26 September 2013 Thursday – Giordano Bruno

Today was a “free” day, so we chose to do our own walking tour. We had a taxi drop us off at the statue of Giordano Bruno.

I wanted to get a photo of it because Bruno is one of my brother Joe's favorite authors. As I understand it, Bruno was burned alive at the stake by the Catholic Church because, among other things, he insisted that (as Copernicus said) the Earth traveled around the sun, rather than the other way around. Galileo Galilei also said the same thing, but he wasn't burned at the stake; he was just imprisoned for many years and forced to recant. So much for the church carrying on the message of Jesus, “Love your neighbor!”

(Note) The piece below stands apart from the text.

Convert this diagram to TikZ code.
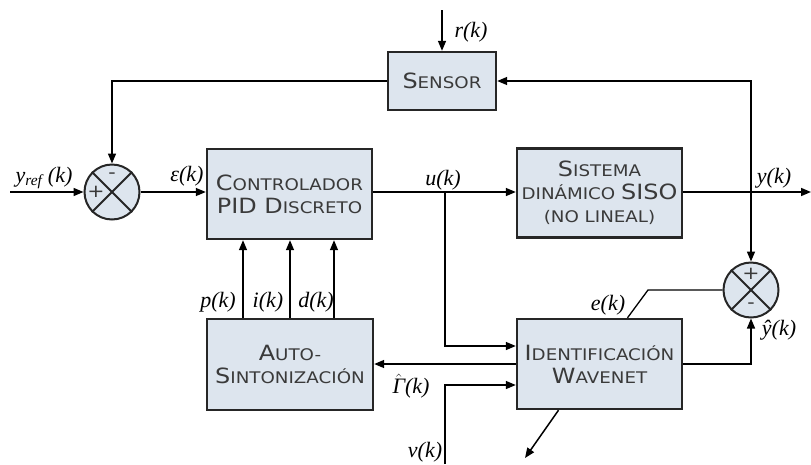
\documentclass[tikz,border=0pt]{standalone}
\usepackage{fontspec}
\setmainfont{Liberation Serif}
\newfontfamily\boxfont{DejaVu Sans}[FakeStretch=1.14]
\usetikzlibrary{arrows.meta}

\definecolor{boxfill}{RGB}{221,229,238}
\definecolor{boxtext}{RGB}{58,58,58}

% small caps by hand: big first letters, small rest
\newcommand\smcap[2]{{\fontsize{21}{23}\selectfont #1}{\fontsize{16}{23}\selectfont #2}}

\begin{document}
\begin{tikzpicture}
    [
        x=1pt, y=-1pt,
        block/.style={rectangle, draw=black!85, line width=2.4pt, fill=boxfill,
            text=boxtext, align=center, font=\boxfont\fontsize{16}{23}\selectfont},
        sumj/.style={circle, draw=black!85, line width=2pt, fill=boxfill, minimum size=55pt, inner sep=0pt},
        sig/.style={line width=1.5pt, -{Triangle[length=10pt,width=8pt]}},
        wire/.style={line width=1.3pt},
        lbl/.style={font=\fontsize{22}{22}\selectfont\itshape},
        sgn/.style={font=\boxfont\fontsize{18}{18}\selectfont, text=boxtext, inner sep=0pt},
    ]
        \useasboundingbox (0,0) rectangle (811,464);

        % blocks
        \node[block, minimum width=108pt, minimum height=58pt] (SEN) at (442,81) {\smcap{S}{ENSOR}};
        \node[block, minimum width=165pt, minimum height=90pt] (PID) at (289.5,194) {\smcap{C}{ONTROLADOR}\\\smcap{PID D}{ISCRETO}};
        \node[block, minimum width=165pt, minimum height=89pt] (SYS) at (599.5,193) {\smcap{S}{ISTEMA}\\\smcap{}{DINÁMICO }\smcap{SISO}{}\\\smcap{}{(NO LINEAL)}};
        \node[block, minimum width=166pt, minimum height=91pt] (AUTO) at (290,364.5) {\smcap{A}{UTO-}\\\smcap{S}{INTONIZACIÓN}};
        \node[block, minimum width=165pt, minimum height=90pt] (ID) at (599.5,364) {\smcap{I}{DENTIFICACIÓN}\\\smcap{W}{AVENET}};

        % summing junctions
        \node[sumj] (S1) at (112,192) {};
        \node[sumj] (S2) at (751,290) {};
        \foreach \s in {S1, S2} {
            \draw[line width=2pt, black!85] (\s.45) -- (\s.225);
            \draw[line width=2pt, black!85] (\s.135) -- (\s.315);
        }
        \node[sgn] (S1m) at ([yshift=16pt]S1.center) {-};
        \node[sgn] (S1p) at ([xshift=-16pt]S1.center) {+};
        \node[sgn] (S2p) at ([yshift=16pt]S2.center) {+};
        \node[sgn] (S2m) at ([yshift=-16pt]S2.center) {-};

        % free ends and branch points
        \coordinate (yin) at (10,192);
        \coordinate (rin) at (442,10);
        \coordinate (yout) at (811,192);
        \coordinate (yb) at (751,192);
        \coordinate (ub) at (445,192);
        \coordinate (vin) at (445,464);
        \coordinate (ek) at (648,290);
        \coordinate (wout) at (525,458);

        \draw[sig] (yin) -- (S1.west);
        \draw[sig] (S1.east) -- (S1.east -| PID.west);
        \draw[sig] (rin) -- (SEN.north);
        \draw[sig] (SEN.west) -| (S1.north);
        \draw[sig] (PID.east |- ub) -- (SYS.west |- ub);
        \draw[sig] (ub) |- ([yshift=18pt]ID.west);
        \draw[sig] (vin) |- ([yshift=-21pt]ID.west);
        \draw[sig] (ID.west) -- (ID.west -| AUTO.east);
        \draw[sig] (SYS.east |- yout) -- (yout);
        \draw[sig] (yb) |- (SEN.east);
        \draw[sig] (yb) -- (S2.north);
        \draw[sig] (ID.east) -| (S2.south);
        \draw[wire] (S2.west) -- (ek) -- ([xshift=28pt]ID.north);
        \draw[sig] ([xshift=-41pt]ID.south) -- (wout);
        \foreach \dx in {-47, 0, 44}
            \draw[sig] ([xshift=\dx pt]AUTO.north) -- ([xshift=\dx pt]AUTO.north |- PID.south);

        % signal labels
        \node[lbl] (Lyref) at (44,178) {y\textsubscript{ref} (k)};
        \node[lbl] (Leps) at (187,176) {ε(k)};
        \node[lbl] (Lr) at (471,32) {r(k)};
        \node[lbl] (Lu) at (443,180) {u(k)};
        \node[lbl] (Ly) at (774,178) {y(k)};
        \node[lbl] (Lp) at (218,302) {p(k)};
        \node[lbl] (Li) at (268,302) {i(k)};
        \node[lbl] (Ld) at (316,302) {d(k)};
        \node[lbl] (Le) at (608,305) {e(k)};
        \node[lbl] (Lyh) at (779,330) {ŷ(k)};
        \node[lbl] (Lg) at (411,386) {$\hat{\textit{Γ}}$(k)};
        \node[lbl] (Lv) at (425,452) {v(k)};
\end{tikzpicture}
\end{document}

Once at the statue, we sat at a restaurant and ate breakfast.

There was a local market set up around the statue, so we watched the people as we ate. After breakfast, we walked around the market and took photos.

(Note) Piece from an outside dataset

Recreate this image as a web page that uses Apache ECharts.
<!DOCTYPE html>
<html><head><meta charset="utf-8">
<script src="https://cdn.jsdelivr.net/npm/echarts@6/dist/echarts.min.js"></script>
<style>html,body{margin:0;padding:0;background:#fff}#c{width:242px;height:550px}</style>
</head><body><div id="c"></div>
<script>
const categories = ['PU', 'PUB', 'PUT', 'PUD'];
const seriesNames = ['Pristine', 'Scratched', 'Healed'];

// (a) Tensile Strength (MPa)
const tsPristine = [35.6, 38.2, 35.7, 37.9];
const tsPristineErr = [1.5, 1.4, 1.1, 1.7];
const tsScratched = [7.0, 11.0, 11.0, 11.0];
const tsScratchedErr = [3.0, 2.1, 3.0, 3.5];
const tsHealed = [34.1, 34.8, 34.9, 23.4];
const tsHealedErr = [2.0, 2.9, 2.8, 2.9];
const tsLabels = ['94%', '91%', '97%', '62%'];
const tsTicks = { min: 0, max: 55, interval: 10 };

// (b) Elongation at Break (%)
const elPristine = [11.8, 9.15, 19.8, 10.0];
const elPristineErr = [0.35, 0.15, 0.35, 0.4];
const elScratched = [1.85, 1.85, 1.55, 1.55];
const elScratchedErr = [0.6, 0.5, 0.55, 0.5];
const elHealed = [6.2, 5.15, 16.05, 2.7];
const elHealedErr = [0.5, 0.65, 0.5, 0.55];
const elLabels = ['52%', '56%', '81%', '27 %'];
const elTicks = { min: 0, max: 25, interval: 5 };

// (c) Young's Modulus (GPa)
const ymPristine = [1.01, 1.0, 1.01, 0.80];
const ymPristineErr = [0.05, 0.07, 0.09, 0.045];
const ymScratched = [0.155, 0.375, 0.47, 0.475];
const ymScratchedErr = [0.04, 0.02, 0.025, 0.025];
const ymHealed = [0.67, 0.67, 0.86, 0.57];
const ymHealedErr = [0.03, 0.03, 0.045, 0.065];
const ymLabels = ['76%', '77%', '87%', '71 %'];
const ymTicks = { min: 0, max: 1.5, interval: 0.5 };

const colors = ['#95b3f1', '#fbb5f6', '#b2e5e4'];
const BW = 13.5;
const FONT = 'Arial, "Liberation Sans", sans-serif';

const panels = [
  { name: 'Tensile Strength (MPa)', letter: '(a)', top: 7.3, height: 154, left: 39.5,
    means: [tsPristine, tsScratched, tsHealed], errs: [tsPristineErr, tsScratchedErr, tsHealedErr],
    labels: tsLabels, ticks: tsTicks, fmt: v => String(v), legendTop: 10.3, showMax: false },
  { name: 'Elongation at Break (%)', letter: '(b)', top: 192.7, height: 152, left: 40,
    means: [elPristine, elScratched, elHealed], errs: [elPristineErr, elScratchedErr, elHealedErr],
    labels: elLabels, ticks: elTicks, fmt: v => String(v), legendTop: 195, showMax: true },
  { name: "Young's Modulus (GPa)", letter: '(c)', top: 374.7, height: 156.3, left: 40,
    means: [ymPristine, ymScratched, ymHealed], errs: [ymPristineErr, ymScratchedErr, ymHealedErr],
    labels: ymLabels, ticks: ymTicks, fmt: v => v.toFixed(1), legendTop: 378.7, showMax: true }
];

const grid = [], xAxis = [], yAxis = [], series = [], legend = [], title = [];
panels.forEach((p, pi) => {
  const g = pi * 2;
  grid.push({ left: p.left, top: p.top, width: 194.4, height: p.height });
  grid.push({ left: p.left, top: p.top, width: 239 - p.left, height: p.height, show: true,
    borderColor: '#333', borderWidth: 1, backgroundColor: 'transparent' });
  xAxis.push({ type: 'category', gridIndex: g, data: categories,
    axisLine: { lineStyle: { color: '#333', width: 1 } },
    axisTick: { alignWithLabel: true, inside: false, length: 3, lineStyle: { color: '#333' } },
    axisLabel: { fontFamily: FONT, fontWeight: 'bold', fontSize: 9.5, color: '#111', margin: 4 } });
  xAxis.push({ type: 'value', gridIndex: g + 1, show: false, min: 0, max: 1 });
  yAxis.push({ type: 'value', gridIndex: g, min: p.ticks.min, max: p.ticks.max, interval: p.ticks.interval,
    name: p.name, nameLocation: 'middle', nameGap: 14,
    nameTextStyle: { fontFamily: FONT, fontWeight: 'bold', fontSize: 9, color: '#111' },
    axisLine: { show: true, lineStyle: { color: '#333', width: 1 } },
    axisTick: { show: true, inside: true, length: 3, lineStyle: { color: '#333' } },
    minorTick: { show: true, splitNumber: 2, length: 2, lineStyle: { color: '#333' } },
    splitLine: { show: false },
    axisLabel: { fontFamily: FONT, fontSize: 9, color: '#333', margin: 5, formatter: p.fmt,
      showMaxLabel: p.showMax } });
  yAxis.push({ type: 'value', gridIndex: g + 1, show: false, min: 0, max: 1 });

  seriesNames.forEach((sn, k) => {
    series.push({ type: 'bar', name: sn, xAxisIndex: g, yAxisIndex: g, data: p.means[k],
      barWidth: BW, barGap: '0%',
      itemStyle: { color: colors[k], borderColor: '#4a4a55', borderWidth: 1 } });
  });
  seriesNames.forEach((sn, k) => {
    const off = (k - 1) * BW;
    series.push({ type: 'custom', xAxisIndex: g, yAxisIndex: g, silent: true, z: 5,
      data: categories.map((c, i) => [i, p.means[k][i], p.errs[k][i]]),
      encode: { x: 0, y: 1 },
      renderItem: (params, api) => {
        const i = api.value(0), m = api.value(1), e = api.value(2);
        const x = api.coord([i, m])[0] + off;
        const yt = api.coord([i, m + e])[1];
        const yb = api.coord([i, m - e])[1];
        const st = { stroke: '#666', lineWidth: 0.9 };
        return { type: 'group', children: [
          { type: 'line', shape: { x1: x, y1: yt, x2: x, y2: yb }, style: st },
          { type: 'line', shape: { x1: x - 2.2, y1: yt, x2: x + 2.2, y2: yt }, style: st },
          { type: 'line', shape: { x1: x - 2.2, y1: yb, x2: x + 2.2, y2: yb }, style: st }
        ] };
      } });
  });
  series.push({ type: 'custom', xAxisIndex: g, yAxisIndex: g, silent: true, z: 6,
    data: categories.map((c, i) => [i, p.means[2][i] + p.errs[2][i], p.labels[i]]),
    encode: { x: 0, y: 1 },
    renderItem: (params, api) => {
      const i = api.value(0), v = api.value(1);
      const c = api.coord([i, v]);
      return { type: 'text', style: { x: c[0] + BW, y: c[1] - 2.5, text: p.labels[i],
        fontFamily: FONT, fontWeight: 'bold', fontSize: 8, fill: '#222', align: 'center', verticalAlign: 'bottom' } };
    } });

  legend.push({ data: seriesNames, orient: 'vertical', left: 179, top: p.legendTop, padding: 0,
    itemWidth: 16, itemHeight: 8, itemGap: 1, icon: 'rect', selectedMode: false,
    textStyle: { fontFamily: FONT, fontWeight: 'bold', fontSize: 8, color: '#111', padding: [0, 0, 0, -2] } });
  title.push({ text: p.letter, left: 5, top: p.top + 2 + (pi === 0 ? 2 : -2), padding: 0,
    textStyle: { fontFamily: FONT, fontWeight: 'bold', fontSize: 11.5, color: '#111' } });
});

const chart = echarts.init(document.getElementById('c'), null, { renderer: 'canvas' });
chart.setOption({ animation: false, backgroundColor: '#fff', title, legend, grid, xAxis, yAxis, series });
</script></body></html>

From Bruno's statue, we went to the Basilica of the Holy Cross in Jerusalem (Santa Croce).

Next, we walked back to the “Wedding Cake” again.

We encountered a few things we saw yesterday, such as the Pantheon, the Jewish district, and the stores with religious robes. We saw a shop that had the biggest bologna sausage I've ever seen.

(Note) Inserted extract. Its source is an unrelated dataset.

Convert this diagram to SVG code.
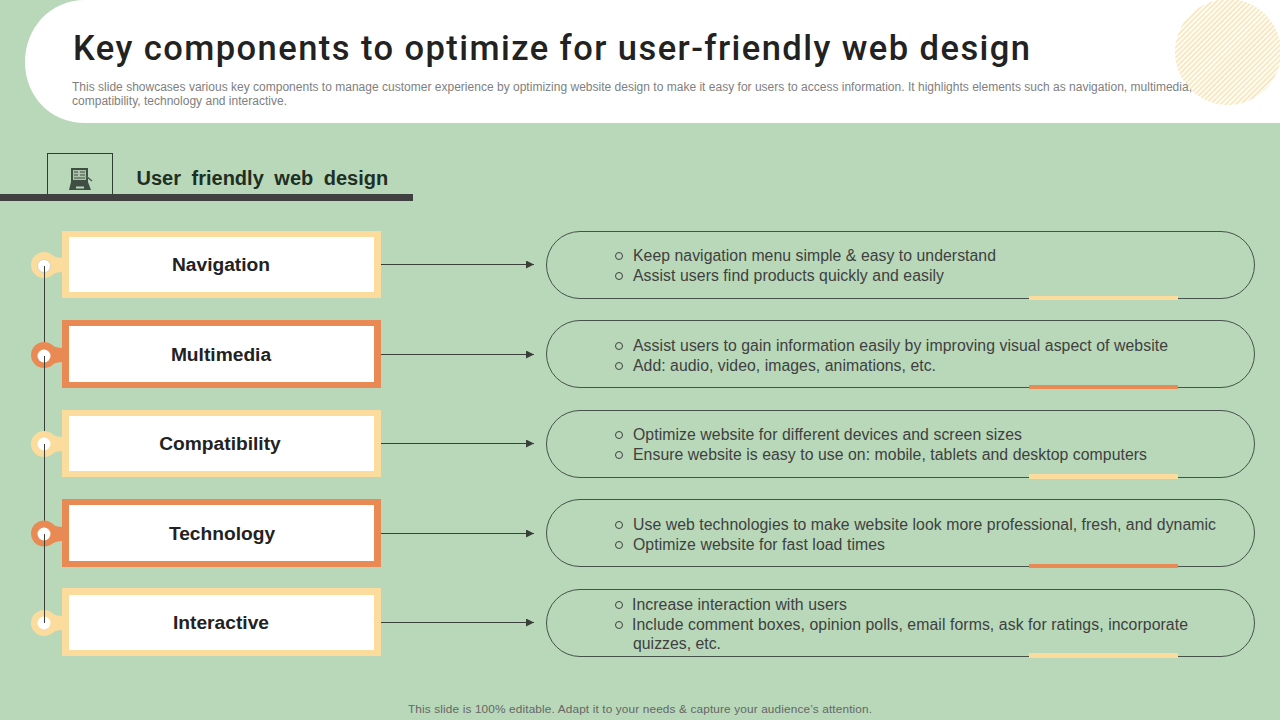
<svg xmlns="http://www.w3.org/2000/svg" width="1280" height="720" viewBox="0 0 1280 720">
<style>
text{font-family:"Liberation Sans",Arial,sans-serif}
.lab{font-size:19.2px;font-weight:700;fill:#222;text-anchor:middle}
.b{font-size:15.8px;fill:#404040}
.sub{font-size:12px;fill:#808080}
.conn{stroke:#3a3f3a;stroke-width:1;fill:none}
.pill{fill:none;stroke:#46524a;stroke-width:1}
.y{fill:#fbdc9c}.o{fill:#e98a54}
.w{fill:#fff}
.ring{fill:#fff;stroke:#d9d2c4;stroke-width:1}
.bul{fill:none;stroke:#404040;stroke-width:1}
</style>
<defs>
<pattern id="h" width="3.600" height="3.600" patternUnits="userSpaceOnUse" patternTransform="rotate(-45)"><rect width="3.600" height="3.600" fill="#fffdf6"/><rect width="3.600" height="1.700" fill="#f8e6bd"/></pattern>
<marker id="a" markerWidth="9" markerHeight="8" refX="8" refY="4" orient="auto" markerUnits="userSpaceOnUse"><path d="M0 0L8 4L0 8z" fill="#3a3f3a"/></marker>
</defs>
<rect width="1280" height="720" fill="#b8d8b9"/>
<g id="header">
<path d="M1280 0H85C50 0 25 28 25 62C25 96 50 123 85 123H1280z" fill="#fff"/>
<circle cx="1228" cy="52" r="53" fill="url(#h)"/>
<text x="73" y="60" font-size="34.500" style="font-family:Roboto,sans-serif;font-weight:500" fill="#222" textLength="957" lengthAdjust="spacing">Key components to optimize for user-friendly web design</text>
<text class="sub" x="72" y="91" textLength="1120" lengthAdjust="spacing">This slide showcases various key components to manage customer experience by optimizing website design to make it easy for users to access information. It highlights elements such as navigation, multimedia,</text>
<text class="sub" x="72" y="105" textLength="215" lengthAdjust="spacing">compatibility, technology and interactive.</text>
</g>
<g id="section">
<rect x="47.500" y="153.500" width="65" height="42" fill="none" stroke="#2f3e32" stroke-width="1"/>
<rect x="0" y="194" width="413" height="7" fill="#404040"/>
<g id="icon" fill="#3f4f43">
<rect x="71" y="168" width="17" height="15"/>
<path d="M71 182H88L91 190H69z"/>
<rect x="73" y="170" width="13" height="10" fill="#a9c4ab"/>
<path d="M74 172H78M80 172H85M74 175H78M80 175H85M74 178H85" stroke="#3f4f43" stroke-width="1"/>
<rect x="76" y="186.500" width="8" height="2" fill="#b8d8b9"/>
<path d="M86 176L92 181" stroke="#4f5f53" stroke-width="1.500"/>
</g>
<text x="136.500" y="185" font-size="20" font-weight="700" fill="#1f2f24" word-spacing="5">User friendly web design</text>
</g>
<g id="connectors">
<path class="conn" d="M44.500 266V623"/>
<path class="conn" marker-end="url(#a)" d="M381 264.500H534"/>
<path class="conn" marker-end="url(#a)" d="M381 354.500H534"/>
<path class="conn" marker-end="url(#a)" d="M381 443.500H534"/>
<path class="conn" marker-end="url(#a)" d="M381 533.500H534"/>
<path class="conn" marker-end="url(#a)" d="M381 622.500H534"/>
</g>
<g id="n1">
<rect class="y" x="62" y="231" width="319" height="67"/>
<circle class="y" cx="44" cy="265" r="13"/><path class="y" d="M50 254Q55 258 63 258V272Q55 272 50 276z"/>
<rect class="w" x="69" y="237" width="305" height="55"/>
<circle class="ring" cx="44" cy="266" r="6.500"/><path class="conn" d="M44.500 266V279"/>
<text class="lab" x="221" y="271">Navigation</text>
</g>
<g id="n2">
<rect class="o" x="62" y="320" width="319" height="68"/>
<circle class="o" cx="44" cy="355" r="13"/><path class="o" d="M50 344Q55 348 63 348V362Q55 362 50 366z"/>
<rect class="w" x="69" y="326" width="305" height="56"/>
<circle class="w" cx="44" cy="356" r="6.500"/><path class="conn" d="M44.500 356V369"/>
<text class="lab" x="221" y="361">Multimedia</text>
</g>
<g id="n3">
<rect class="y" x="62" y="410" width="319" height="67"/>
<circle class="y" cx="44" cy="444" r="13"/><path class="y" d="M50 433Q55 437 63 437V451Q55 451 50 455z"/>
<rect class="w" x="69" y="416" width="305" height="55"/>
<circle class="w" cx="44" cy="444" r="6.500"/><path class="conn" d="M44.500 444V457"/>
<text class="lab" x="220" y="450">Compatibility</text>
</g>
<g id="n4">
<rect class="o" x="62" y="499" width="319" height="68"/>
<circle class="o" cx="44" cy="533.500" r="13"/><path class="o" d="M50 523Q55 527 63 527V541Q55 541 50 545z"/>
<rect class="w" x="69" y="505" width="305" height="56"/>
<circle class="w" cx="44" cy="534" r="6.500"/><path class="conn" d="M44.500 534V547"/>
<text class="lab" x="222" y="540">Technology</text>
</g>
<g id="n5">
<rect class="y" x="62" y="588" width="319" height="68"/>
<circle class="y" cx="44" cy="623" r="13"/><path class="y" d="M50 612Q55 616 63 616V630Q55 630 50 634z"/>
<rect class="w" x="69" y="595" width="305" height="55"/>
<circle class="w" cx="44" cy="623" r="6.500"/><path class="conn" d="M44.500 606V623"/>
<text class="lab" x="221" y="629">Interactive</text>
</g>
<g id="p1">
<rect class="pill" x="546.500" y="231.500" width="708" height="67" rx="33.500"/>
<rect class="y" x="1029" y="296" width="149" height="4"/>
<circle class="bul" cx="619" cy="256" r="3.500"/><circle class="bul" cx="619" cy="276" r="3.500"/>
<text class="b" x="633" y="261" textLength="363">Keep navigation menu simple &amp; easy to understand</text>
<text class="b" x="633" y="281" textLength="311">Assist users find products quickly and easily</text>
</g>
<g id="p2">
<rect class="pill" x="546.500" y="320.500" width="708" height="67" rx="33.500"/>
<rect class="o" x="1029" y="385" width="149" height="4"/>
<circle class="bul" cx="619" cy="346" r="3.500"/><circle class="bul" cx="619" cy="366" r="3.500"/>
<text class="b" x="633" y="351" textLength="535">Assist users to gain information easily by improving visual aspect of website</text>
<text class="b" x="633" y="371" textLength="303">Add: audio, video, images, animations, etc.</text>
</g>
<g id="p3">
<rect class="pill" x="546.500" y="410.500" width="708" height="67" rx="33.500"/>
<rect class="y" x="1029" y="474" width="149" height="5"/>
<circle class="bul" cx="619" cy="435" r="3.500"/><circle class="bul" cx="619" cy="455" r="3.500"/>
<text class="b" x="633" y="440" textLength="389">Optimize website for different devices and screen sizes</text>
<text class="b" x="633" y="460" textLength="514">Ensure website is easy to use on: mobile, tablets and desktop computers</text>
</g>
<g id="p4">
<rect class="pill" x="546.500" y="499.500" width="708" height="67" rx="33.500"/>
<rect class="o" x="1029" y="564" width="149" height="4"/>
<circle class="bul" cx="619" cy="525" r="3.500"/><circle class="bul" cx="619" cy="545" r="3.500"/>
<text class="b" x="633" y="530" textLength="583">Use web technologies to make website look more professional, fresh, and dynamic</text>
<text class="b" x="633" y="550" textLength="252">Optimize website for fast load times</text>
</g>
<g id="p5">
<rect class="pill" x="546.500" y="589.500" width="708" height="67" rx="33.500"/>
<rect class="y" x="1029" y="653" width="149" height="5"/>
<circle class="bul" cx="619" cy="605" r="3.500"/><circle class="bul" cx="619" cy="625" r="3.500"/>
<text class="b" x="632" y="610" textLength="215">Increase interaction with users</text>
<text class="b" x="632" y="630" textLength="556">Include comment boxes, opinion polls, email forms, ask for ratings, incorporate</text>
<text class="b" x="633" y="649" textLength="88">quizzes, etc.</text>
</g>
<text id="footer" x="408" y="713" font-size="11.800" fill="#666" textLength="464">This slide is 100% editable. Adapt it to your needs &amp; capture your audience’s attention.</text>
</svg>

This time we walked up the stairs to a square that was designed by Michelangelo.

Nearby was a statue of the she-wolf that forms the legend of the founding of Rome.

We took a few photos of the Roman Forum again, from up on that hill.

Then we continued on to the San Pietro in Vincoli (Saint Peter in Chains) church where they have Michelangelo's famous statue “Moses.”

The statue was beautiful, but the church had some weird decorations, like the sculptures of the angel of death.

It also contained a glass container that supposedly contained the actual chains that held St. Peter.

After seeing the Moses church, we walked back to the hotel, which wasn't too far. Still, we were very tired and our feet hurt. Mitzie and Skip were tired of seeing churches, so Kathy teased them. On Tuesday's tour, our guide, Marco, had said there were more than 350 churches in Rome (according to Wikipedia, there are more than 900), so Kathy told Skip, “We've seen about 5 churches now; only three hundred forty-five to go!) When we got to the end of the day, I quoted Julius Caesar, “Well, we came, we saw, we conquered.”